You need to cut spending

[or increase taxes, or both] if you want your subsidies not to increase the net budget deficit.

We have completed the four-sided box. Start by presuming that it’s too hard to enact a big bill. Assume that strategically you want to enact only the insurance reforms that you think are the most politically attractive component of the bill:

  1. You want to enact only the health insurance reforms.
  2. You need an individual mandate to make the health insurance reforms work.
  3. You need to subsidize lots of people if you implement an individual mandate.
  4. You need to cut spending or increase taxes if you want your subsidies not to increase the budget deficit.

You’re right back where you started.
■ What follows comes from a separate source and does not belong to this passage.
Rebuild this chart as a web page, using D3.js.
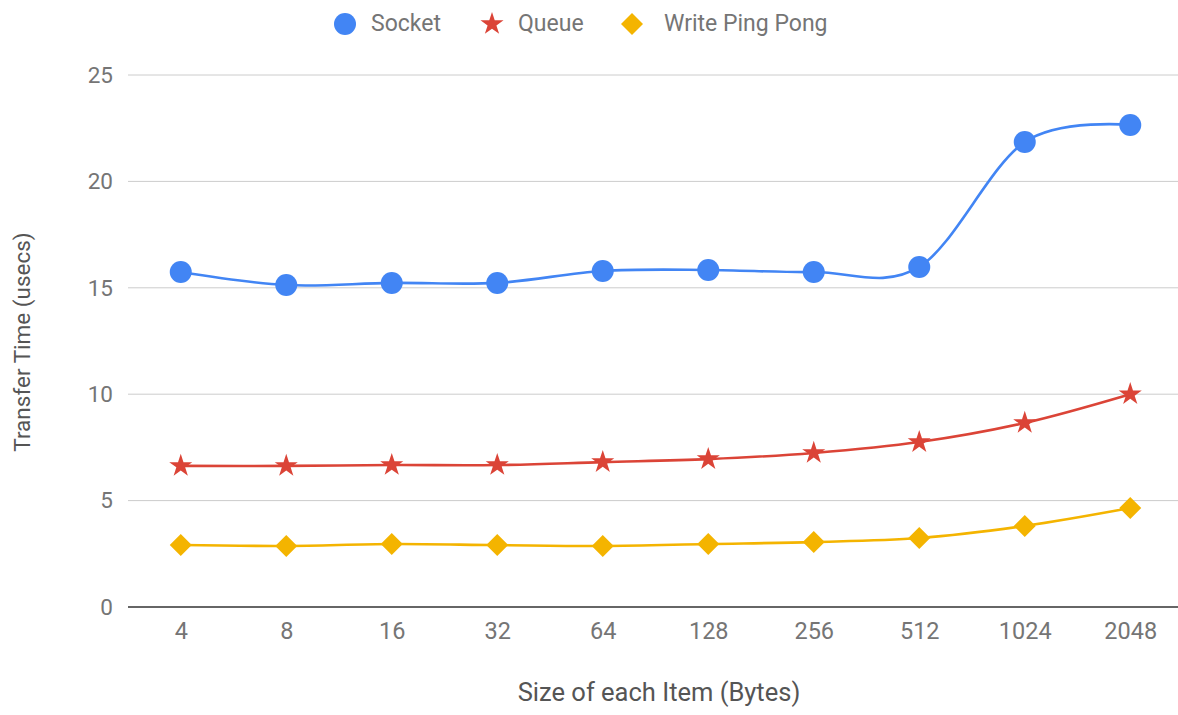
<!DOCTYPE html>
<html>
<head>
<meta charset="utf-8">
<script src="https://cdn.jsdelivr.net/npm/d3@7/dist/d3.min.js"></script>
<style>
  html, body { margin: 0; padding: 0; background: #fff; }
  svg { display: block; font-family: Roboto, "Noto Sans", sans-serif; }
</style>
</head>
<body>
<svg id="chart" width="1178" height="715"></svg>
<script>
// Item sizes in bytes (x categories)
const sizes = ["4", "8", "16", "32", "64", "128", "256", "512", "1024", "2048"];
// Transfer times in microseconds
const socket = [15.74, 15.13, 15.23, 15.23, 15.79, 15.84, 15.74, 15.98, 21.85, 22.65];
const queue = [6.63, 6.63, 6.67, 6.67, 6.81, 6.95, 7.24, 7.75, 8.65, 10.0];
const pingPong = [2.91, 2.87, 2.96, 2.91, 2.87, 2.96, 3.05, 3.24, 3.81, 4.65];
const yTicks = [0, 5, 10, 15, 20, 25];

const series = [
  { name: "Socket", values: socket, color: "#4285F4", shape: "circle" },
  { name: "Queue", values: queue, color: "#DB4437", shape: "star" },
  { name: "Write Ping Pong", values: pingPong, color: "#F4B400", shape: "diamond" }
];

const svg = d3.select("#chart");
const plotLeft = 128, plotRight = 1183, plotTop = 75, plotBottom = 607;

const x = d3.scalePoint().domain(sizes).range([plotLeft, plotRight]).padding(0.5);
const y = d3.scaleLinear().domain([0, 25]).range([plotBottom, plotTop]);

// Horizontal gridlines
svg.append("g")
  .selectAll("line")
  .data(yTicks.filter(t => t !== 0))
  .join("line")
  .attr("x1", plotLeft).attr("x2", 1178)
  .attr("y1", d => y(d)).attr("y2", d => y(d))
  .attr("stroke", "#cccccc").attr("stroke-width", 1);

// Y axis labels
const yAxis = svg.append("g")
  .attr("transform", `translate(${plotLeft},0)`)
  .call(d3.axisLeft(y).tickValues(yTicks).tickSize(0).tickPadding(15));
yAxis.select(".domain").remove();
yAxis.selectAll("text")
  .attr("fill", "#757575").style("font-size", "22.5px")
  .style("font-family", "Roboto, sans-serif");

// Baseline at zero
svg.append("line")
  .attr("x1", plotLeft).attr("x2", 1178)
  .attr("y1", y(0)).attr("y2", y(0))
  .attr("stroke", "#333333").attr("stroke-width", 1.6);

// X axis labels
const xAxis = svg.append("g")
  .attr("transform", `translate(0,${plotBottom})`)
  .call(d3.axisBottom(x).tickSize(0).tickPadding(15));
xAxis.select(".domain").remove();
xAxis.selectAll("text")
  .attr("fill", "#757575").style("font-size", "23.5px")
  .style("font-family", "Roboto, sans-serif");

// Axis titles
svg.append("text")
  .attr("x", 659).attr("y", 701)
  .attr("text-anchor", "middle")
  .attr("fill", "#555").style("font-size", "25.5px")
  .text("Size of each Item (Bytes)");

svg.append("text")
  .attr("transform", "translate(30,342) rotate(-90)")
  .attr("text-anchor", "middle")
  .attr("fill", "#555").style("font-size", "22.5px")
  .text("Transfer Time (usecs)");

// Marker shapes
const starPath = d3.symbol().type(d3.symbolStar).size(165)();
const diamondPath = "M0,-11L11,0L0,11L-11,0Z";

function drawMarker(g, shape, color, r) {
  if (shape === "circle") {
    g.append("circle").attr("r", r).attr("fill", color);
  } else if (shape === "star") {
    g.append("path").attr("d", starPath).attr("fill", color);
  } else {
    g.append("path").attr("d", diamondPath).attr("fill", color);
  }
}

const line = d3.line()
  .x((d, i) => x(sizes[i]))
  .y(d => y(d))
  .curve(d3.curveCatmullRom.alpha(0));

series.forEach(s => {
  const g = svg.append("g");
  g.append("path")
    .datum(s.values)
    .attr("d", line)
    .attr("fill", "none")
    .attr("stroke", s.color)
    .attr("stroke-width", 2.6);
  s.values.forEach((v, i) => {
    const m = g.append("g").attr("transform", `translate(${x(sizes[i])},${y(v)})`);
    drawMarker(m, s.shape, s.color, 11);
  });
});

// Legend
const legendItems = [
  { s: series[0], mx: 345, tx: 371 },
  { s: series[1], mx: 492, tx: 518 },
  { s: series[2], mx: 632, tx: 664 }
];
legendItems.forEach(it => {
  const m = svg.append("g").attr("transform", `translate(${it.mx},24)`);
  drawMarker(m, it.s.shape, it.s.color, 11);
  svg.append("text")
    .attr("x", it.tx).attr("y", 31)
    .attr("fill", "#757575").style("font-size", "23px")
    .text(it.s.name);
});
</script>
</body>
</html>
To enact the health insurance reforms, you need a complete bill that includes an individual mandate, subsidies, and politically painful offsets. You can drop the employer mandate, and you certainly don’t need an obscene $1+ trillion of subsidies. My point is simply that you can’t hive off the insurance mandates and make the policy work.

Procedure: Return of the Byrd rule

Suppose you ignored the substantive problems and had a bill that just contained the insurance reforms. Could you enact it?

You could, but only if you have 60 Senate votes. You could not use the fast-track reconciliation procedure to enact guaranteed issue and community rating because of the Byrd rule. I think (but am not certain) that the same would apply to an individual mandate.

Long-time readers of this blog may remember that a reconciliation bill requires only 51 votes to pass the Senate, instead of the usual 60. Everyone is therefore tempted to ask, “Can I get my bill done through reconciliation?”

The Byrd rule contains several “prongs.” For our purpose the relevant prong is that every provision in a reconciliation bill must directly affect federal spending or taxes, or be a “necessary term or condition” of another provision that directly affects spending or taxes. If a provision fails both of these tests, then it has to come out of the reconciliation bill unless you have 60 votes to “waive” the Byrd rule.

Insurance mandates fail both these tests. Changing the relative prices that insurers can charge different customers has no direct effect on the federal budget. And while you could argue that these mandates make the rest of a health care reform bill work better, that’s not the “necessary term or condition” test. To pass that test, you have to successfully argue that a spending or tax provision would no longer work if the insurance mandates dropped out of the bill. That’s just not the case. I think it’s a slam dunk that a guaranteed issue/renewal mandate, as well as community rating mandates, would violate the Byrd rule.

If the Senate Parliamentarian agrees with me, then you could not use the reconciliation process to do a “health insurance reform” bill. And if you tried to enact a broader “health care reform” bill like the House Tri-Committee bill through reconciliation, those insurance mandates would drop out of the bill through the Byrd rule unless 60 Senators supported them.

To simplify, unless the Senate Parliamentarian has a radically new view (which I seriously doubt), you need 60 votes in the Senate to enact the health insurance reforms being championed by the President and Speaker this month. Reconciliation won’t let you pass them with just 51 votes in the Senate.

Conclusion

Other than the shift in communications strategy, I see no other signs of a change in strategy by the President or his team. They do not appear to be preparing for a health-insurance-only fallback bill.

I cannot see how one would make such a bill work in practice. You need the individual mandate, the subsidies, and offsets to make it work as a policy matter.

Even if you could make the policy work, going with a narrower insurance-only bill would not work through reconciliation, so you don’t buy yourself a big procedural benefit.

I disagree with those who say this is a new strategy. It’s a new message to try to sell the same strategy, and with the same desired policy outcome as we’ve seen over the past few months.